After a short walk of about 20 metres into the cave, we turned off our headtorches and were in pitch black. Our eyes soon accustomed, and shortly after we were introduced to the glow-worms. These aren’t actually worms, but maggots. I guess “glow-maggots” doesn’t have the same tourist appeal. They dangle sticky threads down, and then shine a light out of their arse to attract gullible prey (a bit like Blair and Cameron, then). The flies get caught in the threads and the glow-worms reel them up to eat. I’m not entirely convinced that the barnacles creatures in Half-Life weren’t based on glow-worms.

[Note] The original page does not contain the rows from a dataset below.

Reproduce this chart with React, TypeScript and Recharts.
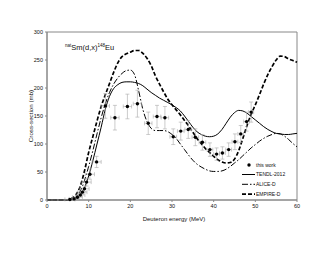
import {
  ComposedChart,
  ErrorBar,
  Line,
  ReferenceArea,
  Scatter,
  XAxis,
  YAxis,
} from "recharts";

const energies = [
  0, 2, 4, 5, 6, 7, 8, 9, 10, 11, 12, 13, 14, 15, 16, 17, 18, 19, 20, 21, 22, 23, 24, 25, 26, 27, 28,
  29, 30, 31, 32, 33, 34, 35, 36, 37, 38, 39, 40, 41, 42, 43, 44, 45, 46, 47, 48, 49, 50, 51, 52, 53,
  54, 55, 56, 57, 58, 59, 60,
];

const tendl = [
  0, 0, 0, 0.3, 1, 4, 10, 22, 43, 70, 100, 130, 162, 185, 199, 206, 210, 211, 211, 210, 208, 204, 198,
  192, 187, 182, 178, 174, 170, 165, 159, 150, 140, 130, 122, 117, 114, 113, 114, 118, 126, 137, 148,
  156, 160, 159, 155, 149, 143, 137, 131, 126, 122, 119, 118, 117, 117, 118, 119,
];

const alice = [
  0, 0, 0, 0.4, 2, 6, 16, 35, 60, 88, 118, 147, 172, 192, 207, 218, 226, 231, 232, 224, 195, 162, 140,
  128, 124, 124, 124, 122, 117, 110, 100, 90, 80, 71, 64, 59, 55, 52, 51, 51, 52, 55, 60, 66, 72, 79,
  86, 93, 99, 105, 110, 114, 117, 119, 118, 114, 108, 101, 95,
];

const empire = [
  0, 0, 0, 0.5, 3, 10, 25, 52, 85, 113, 141, 167, 188, 208, 228, 245, 256, 261, 264, 267, 267, 262,
  253, 240, 222, 207, 193, 180, 170, 161, 152, 142, 132, 121, 110, 101, 92, 85, 78, 72, 68, 66, 67, 73,
  88, 110, 133, 153, 170, 188, 207, 224, 238, 250, 257, 256, 252, 249, 246,
];

// this work: energy, cross-section, and their uncertainties
const expE = [
  5.5, 6.5, 7.3, 8.0, 8.5, 9.0, 9.5, 10.3, 11.9, 14.0, 16.3, 19.3, 21.7, 24.3, 26.4, 28.3, 30.3, 32.1,
  33.9, 35.6, 37.3, 39.1, 40.7, 42.1, 43.6, 45.1, 46.5, 47.9, 49.0,
];
const expV = [
  1, 2, 5, 9, 14, 20, 32, 46, 68, 168, 147, 167, 172, 137, 149, 147, 113, 123, 126, 112, 103, 90, 82,
  84, 90, 104, 118, 140, 157,
];
const expErrV = [
  1, 1, 2, 3, 4, 5, 7, 9, 10, 22, 22, 22, 24, 20, 20, 20, 14, 16, 16, 15, 14, 12, 11, 11, 12, 14, 15,
  17, 18,
];
const expErrE = [
  1.2, 1.2, 1.2, 1.1, 1.1, 1.1, 1.1, 1.1, 1.1, 1.0, 1.0, 1.0, 1.0, 0.9, 0.9, 0.9, 0.8, 0.8, 0.8, 0.8,
  0.8, 0.7, 0.7, 0.7, 0.7, 0.7, 0.7, 0.7, 0.6,
];

const xTicks = [0, 10, 20, 30, 40, 50, 60];
const yTicks = [0, 50, 100, 150, 200, 250, 300];

const curve = (vals: number[]) => energies.map((e, i) => ({ e, v: vals[i] }));
const points = expE.map((e, i) => ({ e, v: expV[i], ey: expErrV[i], ex: expErrE[i] }));

const font = "'Liberation Sans', Arial, sans-serif";
const tick = { fontSize: 5.5, fill: "#111", fontFamily: font };

export default function App() {
  return (
    <div style={{ position: "absolute", left: 0, top: 0, width: 330, height: 255, background: "#fff" }}>
      <ComposedChart
        width={330}
        height={255}
        margin={{ top: 32, right: 33, bottom: 35, left: 0 }}
        style={{ fontFamily: font }}
      >
        <XAxis
          dataKey="e"
          type="number"
          domain={[0, 60]}
          ticks={xTicks}
          height={20}
          tick={tick}
          tickSize={2}
          stroke="#888"
          allowDuplicatedCategory={false}
        />
        <YAxis
          type="number"
          domain={[0, 300]}
          ticks={yTicks}
          width={47}
          tick={tick}
          tickSize={2}
          stroke="#888"
        />
        <ReferenceArea x1={0} x2={60} y1={0} y2={300} fill="none" stroke="#888" strokeWidth={1} />
        <Line
          data={curve(tendl)}
          dataKey="v"
          type="monotone"
          stroke="#000"
          strokeWidth={1}
          dot={false}
          isAnimationActive={false}
        />
        <Line
          data={curve(alice)}
          dataKey="v"
          type="monotone"
          stroke="#000"
          strokeWidth={1}
          strokeDasharray="6 2 1.5 2"
          dot={false}
          isAnimationActive={false}
        />
        <Line
          data={curve(empire)}
          dataKey="v"
          type="monotone"
          stroke="#000"
          strokeWidth={1.7}
          strokeDasharray="4 2"
          dot={false}
          isAnimationActive={false}
        />
        <Scatter
          data={points}
          dataKey="v"
          fill="#000"
          isAnimationActive={false}
          shape={(p: any) => <circle cx={p.cx} cy={p.cy} r={1.7} fill="#000" />}
        >
          <ErrorBar dataKey="ey" direction="y" stroke="#aaa" strokeWidth={0.6} width={2} />
          <ErrorBar dataKey="ex" direction="x" stroke="#aaa" strokeWidth={0.6} width={2} />
        </Scatter>
      </ComposedChart>
      <svg
        width={330}
        height={255}
        style={{ position: "absolute", left: 0, top: 0, pointerEvents: "none", fontFamily: font }}
      >
        <text x={65} y={50} fontSize={7.5} fill="#111">
          <tspan fontSize={4.5} dy={-3}>nat</tspan>
          <tspan dy={3}>Sm(d,x)</tspan>
          <tspan fontSize={4.5} dy={-3}>148</tspan>
          <tspan dy={3}>Eu</tspan>
        </text>
        <text x={33} y={116} fontSize={6.2} fill="#111" textAnchor="middle" transform="rotate(-90 33 116)">
          Cross-section (mb)
        </text>
        <text x={174} y={221} fontSize={6} fill="#111" textAnchor="middle">
          Deuteron energy (MeV)
        </text>
        <g fontSize={5} fill="#111">
          <circle cx={249} cy={165} r={1.7} fill="#000" />
          <text x={256} y={166.8}>this work</text>
          <line x1={242} x2={255} y1={174.5} y2={174.5} stroke="#000" strokeWidth={1} />
          <text x={256} y={176.3}>TENDL-2012</text>
          <line x1={242} x2={255} y1={184.3} y2={184.3} stroke="#000" strokeWidth={1} strokeDasharray="6 2 1.5 2" />
          <text x={256} y={186.1}>ALICE-D</text>
          <line x1={242} x2={255} y1={194.2} y2={194.2} stroke="#000" strokeWidth={1.7} strokeDasharray="4 2" />
          <text x={256} y={196}>EMPIRE-D</text>
        </g>
      </svg>
    </div>
  );
}
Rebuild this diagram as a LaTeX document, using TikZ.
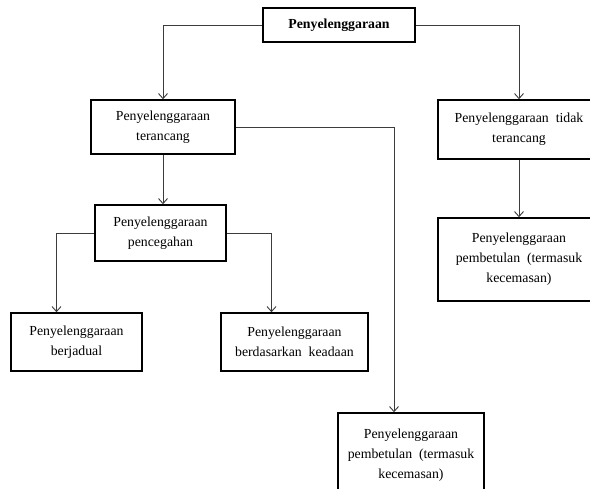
\documentclass[tikz,border=0pt]{standalone}
\usepackage{fontspec}
\setmainfont{Liberation Serif}
\usepackage{tikz}
\usetikzlibrary{arrows.meta, positioning, calc}
\definecolor{linegrey}{RGB}{60, 60, 60}

\begin{document}
\begin{tikzpicture}[x=1pt, y=-1pt,
    box/.style={draw=black, line width=1.6pt, align=center, inner sep=0pt,
        font=\fontsize{13.8}{20}\selectfont},
    conn/.style={draw=linegrey, line width=0.9pt, -{Straight Barb[length=5pt, width=9pt]}}]
    \useasboundingbox[fill=white] (0, 0) rectangle (590, 489);

    % top level
    \node[box, minimum width=152pt, minimum height=34pt, font=\fontsize{13.8}{20}\selectfont\bfseries]
        (root) at (339, 25) {Penyelenggaraan};

    % second level
    \node[box, minimum width=144pt, minimum height=54pt] (terancang) at (163, 127)
        {Penyelenggaraan\\terancang};
    \node[box, minimum width=162pt, minimum height=59pt] (tidak) at (519, 129.5)
        {Penyelenggaraan~~tidak\\terancang};

    % under terancang
    \node[box, minimum width=131pt, minimum height=56pt] (cegah) at (160.5, 233)
        {Penyelenggaraan\\pencegahan};
    \node[box, minimum width=131pt, minimum height=58pt] (jadual) at (76.5, 342)
        {Penyelenggaraan\\berjadual};
    \node[box, minimum width=147pt, minimum height=58pt] (keadaan) at (294.5, 342)
        {Penyelenggaraan\\berdasarkan~~keadaan};
    \node[box, minimum width=146pt, minimum height=84pt] (betulB) at (411, 455)
        {Penyelenggaraan\\pembetulan~~(termasuk\\kecemasan)};

    % under tidak terancang
    \node[box, minimum width=162pt, minimum height=83pt] (betulR) at (519, 259.5)
        {Penyelenggaraan\\pembetulan~~(termasuk\\kecemasan)};

    % connectors
    \draw[conn] (root.west) -| (terancang.north);
    \draw[conn] (root.east) -| (tidak.north);
    \draw[conn] (terancang.south) -- (terancang.south |- cegah.north);
    \draw[conn] (terancang.east) -| ([xshift=-17pt]betulB.north);
    \draw[conn] (tidak.south) -- (betulR.north);
    \draw[conn] (cegah.west) -| ([xshift=-20pt]jadual.north);
    \draw[conn] (cegah.east) -| ([xshift=-23pt]keadaan.north);
\end{tikzpicture}
\end{document}
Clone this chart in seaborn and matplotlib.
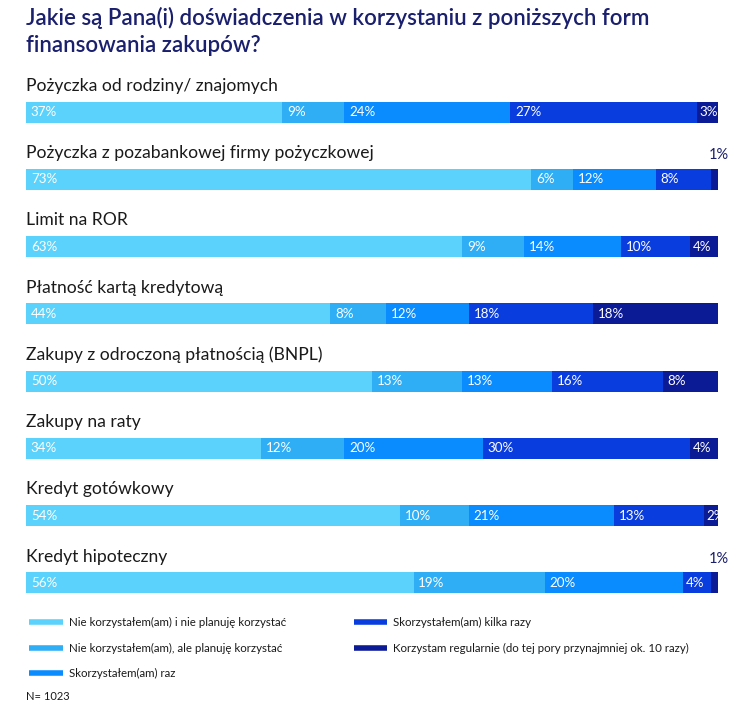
import numpy as np
import pandas as pd
import matplotlib
matplotlib.use("Agg")
import matplotlib.pyplot as plt
from matplotlib.lines import Line2D
import seaborn as sns

categories = [
    "Pożyczka od rodziny/ znajomych",
    "Pożyczka z pozabankowej firmy pożyczkowej",
    "Limit na ROR",
    "Płatność kartą kredytową",
    "Zakupy z odroczoną płatnością (BNPL)",
    "Zakupy na raty",
    "Kredyt gotówkowy",
    "Kredyt hipoteczny",
]
series_names = [
    "Nie korzystałem(am) i nie planuję korzystać",
    "Nie korzystałem(am), ale planuję korzystać",
    "Skorzystałem(am) raz",
    "Skorzystałem(am) kilka razy",
    "Korzystam regularnie (do tej pory przynajmniej ok. 10 razy)",
]
nie_nie = [37, 73, 63, 44, 50, 34, 54, 56]
nie_plan = [9, 6, 9, 8, 13, 12, 10, 19]
raz = [24, 12, 14, 12, 13, 20, 21, 20]
kilka = [27, 8, 10, 18, 16, 30, 13, 4]
regularnie = [3, 1, 4, 18, 8, 4, 2, 1]

colors = ["#5BD2FC", "#2FAEF6", "#0A8CFF", "#0A3DDE", "#0B1A95"]
navy = "#1A1F6E"

sns.set_theme(style="white")
plt.rcParams["font.family"] = ["Lato", "DejaVu Sans"]

values = np.array([nie_nie, nie_plan, raz, kilka, regularnie], dtype=float)
cum = np.cumsum(values, axis=0)

fig = plt.figure(figsize=(7.38, 7.12), dpi=100)
W, H = 738, 712
top_px, bot_px = 112 - 33.5, 583 + 33.5
ax = fig.add_axes([26 / W, 1 - bot_px / H, (718 - 26) / W, (bot_px - top_px) / H])

for k in range(4, -1, -1):
    df = pd.DataFrame({"cat": categories, "val": cum[k]})
    sns.barplot(data=df, x="val", y="cat", orient="h", color=colors[k],
                width=0.315, linewidth=0, saturation=1, ax=ax)

ax.set_xlim(0, 100)
ax.set_ylim(7.5, -0.5)
ax.axis("off")

for i, cat in enumerate(categories):
    ax.text(0, i - 0.39, cat, ha="left", va="center", fontsize=12.6,
            color="#1a1a1a", clip_on=False)
    left = 0
    for k in range(5):
        v = values[k, i]
        if v <= 1:
            ax.text(left + v / 2 + 0.6, i - 0.36, f"{int(v)}%", ha="center", va="center",
                    fontsize=10.5, color=navy, clip_on=False)
        else:
            pad = 0.7 if v >= 5 else 0.3
            ax.text(left + pad, i, f"{int(v)}%", ha="left", va="center",
                    fontsize=9.6, color="white", clip_on=True)
        left += v

fig.text(26 / W, 1 - 18 / H, "Jakie są Pana(i) doświadczenia w korzystaniu z poniższych form",
         ha="left", va="center", fontsize=16, color=navy, fontweight="semibold")
fig.text(26 / W, 1 - 45 / H, "finansowania zakupów?",
         ha="left", va="center", fontsize=16, color=navy, fontweight="semibold")

handles = [Line2D([0], [0], color=c, lw=4, solid_capstyle="butt") for c in colors]
fig.legend(handles, series_names, loc="upper left", bbox_to_anchor=(19 / W, 1 - 607 / H),
           ncol=2, frameon=False, fontsize=8.3, handlelength=2.9, handletextpad=0.5,
           labelspacing=1.25, columnspacing=5.9, labelcolor="#1a1a1a")

fig.text(26 / W, 1 - 697 / H, "N= 1023", ha="left", va="center", fontsize=8, color="#1a1a1a")

fig.savefig("out.png", dpi=100, facecolor="white")
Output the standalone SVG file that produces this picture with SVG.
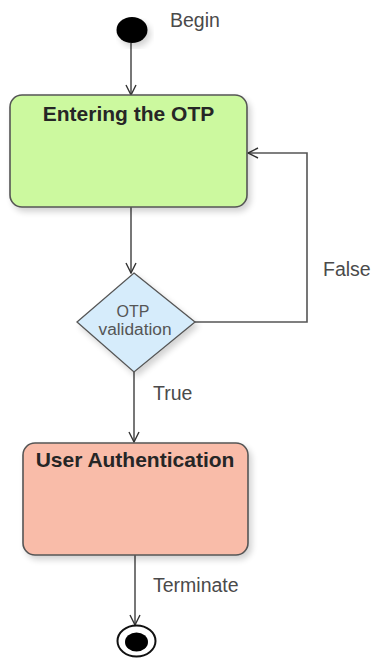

Once the maggot goes into a chrysalis and hatches into a fly, it has about 4 – 6 days to live, as it has no mouth to feed. Bit of a design flaw there, I feel.
We were taken to a dinghy and Norm then pulled us along via an overhead rope to see the millions (no, literally) of glow-worms on the ceilings and wall overhangs. Our cameras simply weren’t up to the task of capturing the blighters despite them casting enough light for us to see each other, which was bizarre. Thankfully, Spellbound were kind enough to send us some photos for the blog.
The experience was bizarre, yet fascinating. It was like looking up at a miniature solar system made up of millions of bugs waiting to feed. According to Lonely Planet, the glow-worms that shine the brightest are the hungriest. The Lonely Planet needs new researchers, as the luminosity is actually down to the age of the glow-worm – the older they get, the brighter they shine.
We took a walk back to the van from the cave, over some very picturesque scenery.
I could quite imagine hobbits being taken to Isengard over these hills. It looks a lot like England, but with actual sunshine and less chavs littering the place with fag ends and beer cans.
After lunch we went on the Ruakuri Bushwalk, a 30 minute round trip which took us through natural tunnels, past waterfalls and over streams. All in all, a quite wonderful nature trail.
We ended up in Waiteti Trout Stream Holiday Park in the evening, about 5km outside of Rotorua. We were going to visit a Maori village the next day, complete with geysers and mud pools.